In a much-awaited ruling on India’s biggest corporate fraud, a special CBI court on Thursday sentenced Satyam Computer Services Ltd’s founder B. Ramalinga Raju, his two brothers and seven others to seven years in the multi-crore-rupee Satyam case.
Soon after the court pronounced the verdict, the convicts were shifted to the Cherlapally Jail here. They can move the higher court for bail.
The court also imposed over Rs.5 crore fine each on 60-year-old Ramalinga Raju, the Satyam company’s former chairman, and his brother B. Rama Raju and up to Rs.50 lakh each on the remaining accused, CBI counsel K. Surender said.
“Various sentences ranging from two to seven years were imposed on the accused but all the sentences would run concurrently. That is the reason the maximum sentence is seven years which they have to serve,” he told reporters.
The other accused are Ramalinga Raju’s another brother, B. Suryanarayana Raju, Satyam’s former chief financial officer Vadlamani Srinivas, former PricewaterhouseCoopers auditors Subramani Gopalakrishnan and T. Srinivas, former employees G. Ramakrishna, D. Venkatpathi Raju and Ch. Srisailam, and Satyam’s former internal chief auditor V.S. Prabhakar Gupta.
Special Judge B.V.L.N. Chakravarthi of the Central Bureau of Investigation court announced the quantum of punishment in the afternoon, hours after pronouncing all the accused guilty on various counts.
The court agreed with the prosecution that the economic offence was of serious nature and it had a big impact on the country’s economy and the corporate sector.
The judge did not take into account the plea by the convicts for leniency in the punishment on grounds of their age, health and the problems faced by their families.
The accused told the judge that they have already spent more than two years in jail.
Ramalinga Raju, the main accused, also sought leniency on the ground of social service he had done in the past.
All the 10 accused were found guilty under Sections 120-B, 420, 409,419, 467, 471, 477-A and 201 of Indian Penal Code that refer to offences of criminal conspiracy, cheating, criminal breach of trust, cheating by (im)personation, forgery of valuable security, forgery for the purpose of cheating, using a forged document as genuine, falsification of accounts and for causing disappearance of evidence.
The scam came to light on January 7, 2009 when Ramalinga Raju confessed that the company’s account books and profits were inflated over many years to the tune of several crores of rupees.
Police arrested him two days later on a complaint by some shareholders.

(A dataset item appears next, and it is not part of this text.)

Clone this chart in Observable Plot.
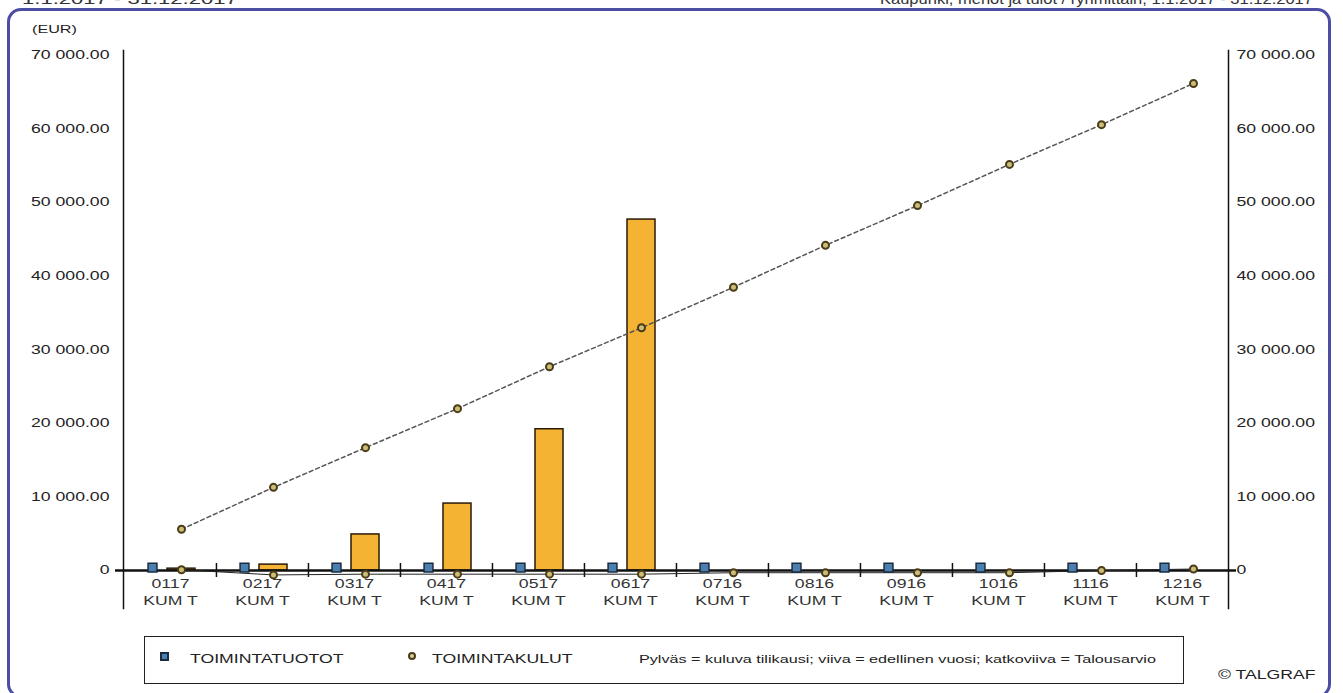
<!DOCTYPE html>
<html>
<head>
<meta charset="utf-8">
<script src="https://cdn.jsdelivr.net/npm/d3@7"></script>
<script src="https://cdn.jsdelivr.net/npm/@observablehq/plot@0.6"></script>
<style>
  html, body { margin: 0; padding: 0; background: #fff; }
  body { width: 1343px; height: 693px; position: relative; overflow: hidden; font-family: "Liberation Sans", Arial, sans-serif; color: #222; }
  #frame { position: absolute; left: 7px; top: 8px; width: 1324px; height: 690px; border: 3px solid #4b4ea3; border-radius: 14px; box-sizing: border-box; }
  #chart { position: absolute; left: 0; top: 0; }
  .t { position: absolute; font-size: 12px; white-space: nowrap; transform: scaleX(1.47); transform-origin: 0 0; }
  #legend { position: absolute; left: 144px; top: 636px; width: 1040px; height: 48px; border: 1.5px solid #222; box-sizing: border-box; background: #fff; }
  .sq { position: absolute; width: 5px; height: 5px; background: #4a7fb0; border: 2px solid #1b2b3f; }
  .ci { position: absolute; width: 4px; height: 4px; background: #d8d09a; border: 2px solid #4a3c18; border-radius: 50%; }
</style>
</head>
<body>
<div class="t" style="left:22px; top:-10px; font-size:15px; color:#333;">1.1.2017 - 31.12.2017</div>
<div class="t" style="left:880px; top:-10px; font-size:15px; color:#333; transform:scaleX(1.1);">Kaupunki, menot ja tulot / ryhmittäin, 1.1.2017 - 31.12.2017</div>
<div id="frame"></div>
<div id="chart"></div>
<div class="t" style="left:32px; top:23px; font-size:11px;">(EUR)</div>
<div id="legend">
  <div class="sq" style="left:15px; top:15px;"></div>
  <div class="t" style="left:45px; top:15px;">TOIMINTATUOTOT</div>
  <div class="ci" style="left:263px; top:15px;"></div>
  <div class="t" style="left:287px; top:15px;">TOIMINTAKULUT</div>
  <div class="t" style="left:494px; top:16px; font-size:10.5px; transform:scaleX(1.54);">Pylväs = kuluva tilikausi; viiva = edellinen vuosi; katkoviiva = Talousarvio</div>
</div>
<div class="t" style="left:1218px; top:668px;">© TALGRAF</div>
<script>
const categories = ["0117","0217","0317","0417","0517","0617","0716","0816","0916","1016","1116","1216"];
const periodLabel = "KUM T";
// TOIMINTAKULUT, kuluva tilikausi (bars)
const kulutKuluva = [250, 800, 4900, 9100, 19200, 47700, null, null, null, null, null, null];
// TOIMINTAKULUT, edellinen vuosi (line near zero)
const kulutEdellinen = [100, -600, -500, -500, -500, -500, -300, -300, -300, -300, 0, 200];
// TOIMINTAKULUT, talousarvio (dashed line)
const kulutTalousarvio = [5600, 11300, 16700, 22000, 27700, 33000, 38500, 44200, 49600, 55200, 60600, 66200];
// TOIMINTATUOTOT (markers near zero)
const tuotot = [400, 400, 400, 400, 400, 400, 400, 400, 400, 400, 400, 400];
const yTicks = [0, 10000, 20000, 30000, 40000, 50000, 60000, 70000];

const rows = categories.map((c, i) => ({
  cat: c, kuluva: kulutKuluva[i], edellinen: kulutEdellinen[i],
  budjetti: kulutTalousarvio[i], tuotot: tuotot[i]
}));

const fmtNum = d => d === 0 ? "0" : d3.format(",.2f")(d).replace(/,/g, " ");
const W = 1343, ML = 123, MR = 115;
const bw = (W - ML - MR) / categories.length;

const chart = Plot.plot({
  width: W, height: 693,
  marginLeft: ML, marginRight: MR, marginTop: 50, marginBottom: 85,
  style: { fontFamily: "Liberation Sans, Arial, sans-serif", fontSize: "12px", color: "#222", background: "transparent" },
  x: { type: "band", domain: categories, padding: 0, axis: null },
  y: { domain: [-5165, 70680], axis: null },
  marks: [
    Plot.axisY({ anchor: "left", ticks: yTicks, tickSize: 0, tickPadding: 14, tickFormat: fmtNum, fontSize: 12 }),
    Plot.axisY({ anchor: "right", ticks: yTicks, tickSize: 0, tickPadding: 8, tickFormat: fmtNum, fontSize: 12 }),
    Plot.frame({ anchor: "left", stroke: "#111", strokeWidth: 1.5 }),
    Plot.frame({ anchor: "right", stroke: "#111", strokeWidth: 1.5 }),
    Plot.barY(rows, { x: "cat", y: "kuluva", fill: "#f5b334", stroke: "#2a1a08", strokeWidth: 1.5, insetLeft: 43, insetRight: 21 }),
    Plot.ruleY([0], { stroke: "#111", strokeWidth: 2.5, insetLeft: -8, insetRight: -8 }),
    Plot.ruleX(categories.slice(1), { x: d => d, y1: -950, y2: 950, dx: -bw / 2, stroke: "#111", strokeWidth: 1.5 }),
    Plot.line(rows, { x: "cat", y: "edellinen", dx: 11, stroke: "#222", strokeWidth: 1 }),
    Plot.line(rows, { x: "cat", y: "budjetti", dx: 11, stroke: "#555", strokeWidth: 1.5, strokeDasharray: "4,3" }),
    Plot.dot(rows, { x: "cat", y: "budjetti", dx: 11, r: 3.5, fill: "#c9bd78", stroke: "#4a3c18", strokeWidth: 2 }),
    Plot.dot(rows, { x: "cat", y: "edellinen", dx: 11, r: 3.5, fill: "#c9bd78", stroke: "#4a3c18", strokeWidth: 2 }),
    Plot.dot(rows, { x: "cat", y: "tuotot", dx: -18, symbol: "square", r: 5, fill: "#4a7fb0", stroke: "#1b2b3f", strokeWidth: 1.5 }),
    Plot.text(rows, { x: "cat", y: 0, text: "cat", dy: 14, fontSize: 12, fill: "#333" }),
    Plot.text(rows, { x: "cat", y: 0, text: () => periodLabel, dy: 31, fontSize: 12, fill: "#333" })
  ]
});
document.getElementById("chart").appendChild(chart);
// widen the glyphs like the reference's horizontally stretched lettering
chart.querySelectorAll("text").forEach(t => {
  const len = t.getComputedTextLength();
  if (len > 0) {
    t.setAttribute("textLength", (len * 1.47).toFixed(1));
    t.setAttribute("lengthAdjust", "spacingAndGlyphs");
  }
});
</script>
</body>
</html>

The CBI, which took up investigation in February 2009, put the loss to the shareholders at Rs.14,162 crore.
According to the CBI, Ramalinga Raju and members of his family secured illegal gains to the tune of about Rs.2,743 crore by various tricks. Raju was charged with floating several front companies to buy land with the scam money.
The CBI filed three chargesheets against Raju and the other accused. It submitted to the court over one lakh documents.

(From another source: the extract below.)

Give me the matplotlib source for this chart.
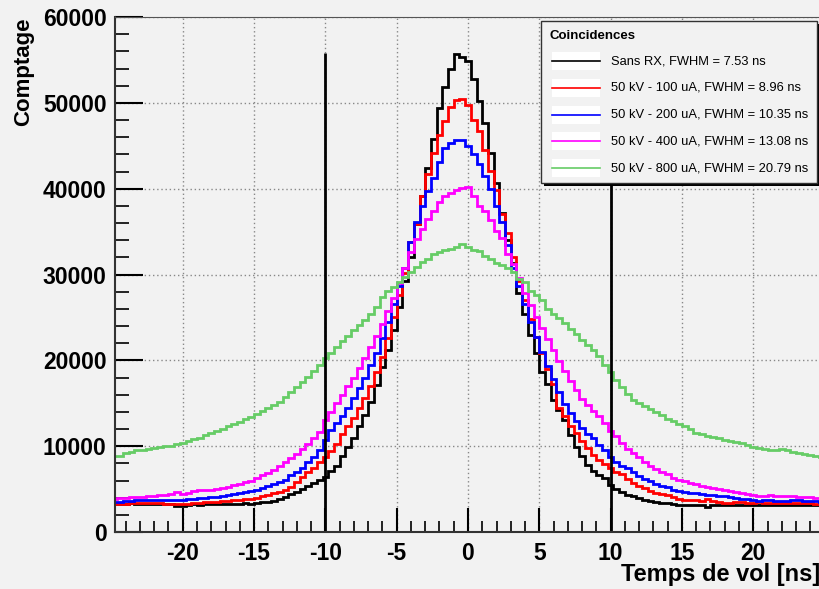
import numpy as np
import matplotlib
matplotlib.use("Agg")
import matplotlib.pyplot as plt
from matplotlib.patches import Rectangle
from matplotlib.lines import Line2D

W, H = 820, 589
plt.rcParams['font.family'] = ['Liberation Sans', 'DejaVu Sans']
plt.rcParams['axes.unicode_minus'] = False

# time of flight histograms, 0.4 ns bins from -25 to 25 ns
edges = np.round(np.arange(-25.0, 25.01, 0.4), 2)

sans_rx = [
    3300, 3250, 3300, 3350, 3300, 3250, 3300, 3300, 3250, 3300,
    3250, 3000, 3050, 3200, 3250, 3200, 3250, 3300, 3250, 3300,
    3250, 3300, 3300, 3350, 3300, 3400, 3500, 3550, 3650, 3800,
    4100, 4400, 4700, 5050, 5400, 5700, 6100, 6450, 7050, 7700,
    8800, 9900, 11000, 12300, 13600, 15200, 17100, 19200, 21200, 23500,
    26200, 29300, 32000, 35900, 39200, 42400, 45800, 49400, 51800, 54000,
    55700, 55300, 54900, 52800, 50200, 47600, 44100, 40700, 37200, 34000,
    31300, 27900, 25400, 22900, 20800, 18600, 17300, 15400, 14200, 13000,
    11300, 9900, 8800, 7800, 7100, 6600, 6300, 5500, 5000, 4700,
    4300, 4200, 4000, 3750, 3650, 3500, 3400, 3350, 3250, 3200,
    3150, 3150, 3100, 3150, 2900, 3150, 3100, 3150, 3100, 3150,
    3100, 3150, 3100, 3150, 3150, 3100, 3150, 3100, 3150, 3150,
    3100, 3150, 3100, 3150, 3150]

kv50_100ua = [
    3250, 3260, 3300, 3350, 3400, 3400, 3350, 3350, 3350, 3300,
    3300, 3250, 3250, 3300, 3350, 3400, 3450, 3500, 3530, 3560,
    3620, 3680, 3720, 3800, 3900, 4000, 4150, 4300, 4500, 4700,
    4950, 5300, 5800, 6350, 6950, 7500, 8100, 8700, 9400, 10300,
    11400, 12400, 13300, 14400, 15600, 17000, 18600, 20400, 22600, 25000,
    27600, 30200, 33800, 35900, 39200, 41700, 44200, 46300, 47900, 49500,
    50300, 50400, 49700, 48000, 46700, 44500, 42100, 39800, 37100, 34800,
    32000, 29300, 27000, 24800, 22700, 20800, 19000, 17200, 14500, 13500,
    12400, 11500, 10600, 9800, 9000, 8400, 7900, 7400, 7000, 6700,
    6200, 5700, 5400, 5100, 4800, 4600, 4450, 4300, 4100, 3900,
    3720, 3720, 3700, 3650, 3800, 3650, 3500, 3400, 3350, 3500,
    3450, 3400, 3400, 3450, 3400, 3400, 3350, 3400, 3400, 3350,
    3400, 3400, 3350, 3300, 3350]

kv50_200ua = [
    3550, 3550, 3600, 3650, 3700, 3700, 3750, 3750, 3700, 3750,
    3750, 3700, 3750, 3800, 3850, 3950, 4000, 4050, 4100, 4200,
    4350, 4450, 4550, 4650, 4800, 4950, 5150, 5350, 5600, 5850,
    6100, 6600, 7000, 7500, 8100, 8700, 9600, 10700, 11900, 12700,
    13500, 14500, 15600, 16800, 18000, 19400, 20900, 22600, 24500, 26600,
    28700, 30700, 33800, 36100, 38000, 39700, 41300, 43100, 44700, 45300,
    45700, 45700, 45000, 44000, 42900, 41500, 40000, 38000, 36100, 33400,
    30800, 28700, 26600, 24500, 22700, 21000, 19300, 17800, 16300, 14900,
    13900, 12900, 12100, 11400, 10900, 10100, 9500, 8700, 8100, 7700,
    7400, 7000, 6500, 6200, 5900, 5650, 5400, 5200, 4950, 4800,
    4700, 4600, 4500, 4450, 4350, 4300, 4200, 4150, 4100, 4000,
    3900, 3800, 3750, 3650, 3700, 3750, 3650, 3600, 3650, 3700,
    3700, 3650, 3600, 3600, 3550]

kv50_400ua = [
    3900, 3950, 4000, 4050, 4100, 4100, 4150, 4250, 4300, 4350,
    4400, 4650, 4400, 4600, 4750, 4850, 4900, 4950, 5050, 5150,
    5300, 5450, 5600, 5800, 6000, 6250, 6600, 6900, 7250, 7700,
    8200, 8650, 9100, 9700, 10300, 11000, 11700, 13000, 14000, 15000,
    16000, 17000, 18000, 19100, 20300, 21500, 22800, 24200, 25700, 27300,
    29000, 30800, 32600, 34100, 35300, 36500, 37400, 38400, 39200, 39500,
    39800, 40100, 40200, 39200, 38000, 37400, 36400, 35100, 34300, 32400,
    31200, 29600, 27800, 26400, 25100, 23800, 22500, 21200, 19900, 18700,
    17600, 16500, 15500, 14800, 14100, 13500, 12700, 11800, 11200, 10400,
    9700, 9150, 8700, 8200, 7700, 7350, 7000, 6700, 6300, 6050,
    5900, 5750, 5550, 5400, 5250, 5100, 5000, 4880, 4800, 4650,
    4500, 4400, 4300, 4250, 4250, 4300, 4250, 4200, 4200, 4150,
    4100, 4100, 4050, 4000, 4000]

kv50_800ua = [
    8870, 8870, 9150, 9300, 9500, 9550, 9700, 9750, 9900, 10000,
    10050, 10200, 10400, 10650, 10800, 11000, 11300, 11500, 11800, 12000,
    12300, 12600, 12850, 13150, 13450, 13700, 14100, 14400, 14800, 15200,
    15700, 16300, 16900, 17500, 18100, 18800, 19500, 20300, 20900, 21500,
    22200, 22800, 23500, 24100, 24700, 25400, 26200, 27400, 28100, 28600,
    29100, 29700, 30300, 30900, 31400, 31800, 32400, 32600, 32800, 33000,
    33200, 33500, 33200, 32900, 32700, 32200, 31800, 31300, 31100, 30700,
    30300, 29500, 29100, 28100, 27600, 27000, 26000, 25400, 24900, 24300,
    23700, 23100, 22400, 21800, 21200, 20500, 19500, 18600, 17700, 16900,
    16100, 15400, 15000, 14700, 14300, 14000, 13600, 13200, 12900, 12600,
    12400, 12000, 11500, 11400, 11200, 11050, 10900, 10700, 10600, 10450,
    10350, 10100, 9900, 9800, 9650, 9550, 9500, 9650, 9500, 9350,
    9250, 9050, 8950, 8800, 8750]

series = [sans_rx, kv50_100ua, kv50_200ua, kv50_400ua, kv50_800ua]
labels = ["Sans RX, FWHM = 7.53 ns",
          "50 kV - 100 uA, FWHM = 8.96 ns",
          "50 kV - 200 uA, FWHM = 10.35 ns",
          "50 kV - 400 uA, FWHM = 13.08 ns",
          "50 kV - 800 uA, FWHM = 20.79 ns"]
colors = ["black", "#ff0000", "#0000ff", "#ff00ff", "#66cc66"]

# coincidence window
cut_window = [-10, 10]
cut_height = 55800

bg = "#f2f2f2"
fig = plt.figure(figsize=(W / 100, H / 100), dpi=100, facecolor=bg)
ax = fig.add_axes([115 / W, 57 / H, 706 / W, 515 / H], facecolor=bg)

for vals, col in zip(series, colors):
    ax.stairs(vals, edges, color=col, lw=2)

ax.vlines(cut_window, 0, cut_height, color="black", lw=2)

ax.set_xlim(-24.75, 24.75)
ax.set_ylim(0, 60000)
ax.set_xticks([-20, -15, -10, -5, 0, 5, 10, 15, 20])
ax.set_xticks(np.arange(-24, 25, 1), minor=True)
ax.set_yticks(np.arange(0, 60001, 10000))
ax.set_yticks(np.arange(0, 60001, 2000), minor=True)
ax.grid(True, which="major", ls=(0, (1, 2)), color="#888888", lw=1)
ax.set_axisbelow(True)

ax.tick_params(axis="x", which="major", direction="in", length=17, width=1.5,
               labelsize=16.5, pad=7)
ax.tick_params(axis="x", which="minor", direction="in", length=8, width=1.2)
ax.tick_params(axis="y", which="major", direction="in", length=20, width=1.5,
               labelsize=16.5, pad=6)
ax.tick_params(axis="y", which="minor", direction="in", length=10, width=1.2)
for lab in ax.get_xticklabels() + ax.get_yticklabels():
    lab.set_fontweight("bold")
for s in ["left", "bottom"]:
    ax.spines[s].set_linewidth(1.5)
    ax.spines[s].set_color("#333333")
ax.spines["top"].set_color("#555555")
ax.spines["right"].set_visible(False)


def fx(x):
    return x / W


def fy(y):
    return 1 - y / H


fig.text(fx(24), fy(17), "Comptage", rotation=90, ha="center", va="top",
         fontsize=16, fontweight="bold")
fig.text(fx(820), fy(575), "Temps de vol [ns]", ha="right", va="center",
         fontsize=17, fontweight="bold")

# legend box with shadow
lx0, ly0, lx1, ly1 = 541, 21, 817, 183
fig.add_artist(Rectangle((fx(lx0 + 3), fy(ly1 + 3)), (lx1 - lx0) / W,
                         (ly1 - ly0) / H, transform=fig.transFigure,
                         facecolor="black", edgecolor="none"))
fig.add_artist(Rectangle((fx(lx0), fy(ly1)), (lx1 - lx0) / W,
                         (ly1 - ly0) / H, transform=fig.transFigure,
                         facecolor=bg, edgecolor="#333333", lw=1))
fig.text(fx(549), fy(36), "Coincidences", ha="left", va="center",
         fontsize=9.5, fontweight="bold")
for k, (lab, col) in enumerate(zip(labels, colors)):
    yc = 61 + 26.8 * k
    fig.add_artist(Rectangle((fx(552), fy(yc + 9)), 48 / W, 18 / H,
                             transform=fig.transFigure, facecolor="white",
                             edgecolor="none"))
    fig.add_artist(Line2D([fx(552), fx(600)], [fy(yc), fy(yc)],
                          transform=fig.transFigure, color=col, lw=1.2))
    fig.text(fx(611), fy(yc), lab, ha="left", va="center", fontsize=9.3)

fig.savefig("out.png", dpi=100, facecolor=bg)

The court examined 226 witnesses during the hearing.
Ramalinga Raju, the disgraced IT czar, who even shared the dais with then US president Bill Clinton during the latter’s visit to Hyderabad, has spent nearly 32 months in jail.
Raju, who was released on bail in 2011, later retracted his confession and contended that all the charges levelled against him were false.
After the scam, Tech Mahindra took over Satyam Computers in a government-sponsored auction. Mahindra Satyam later merged with Tech Mahindra.
An economic offences court on December 8 last year sentenced Ramalinga Raju and three others to six months imprisonment in six of the seven cases filed by the Serious Fraud Investigation Office (SFIO).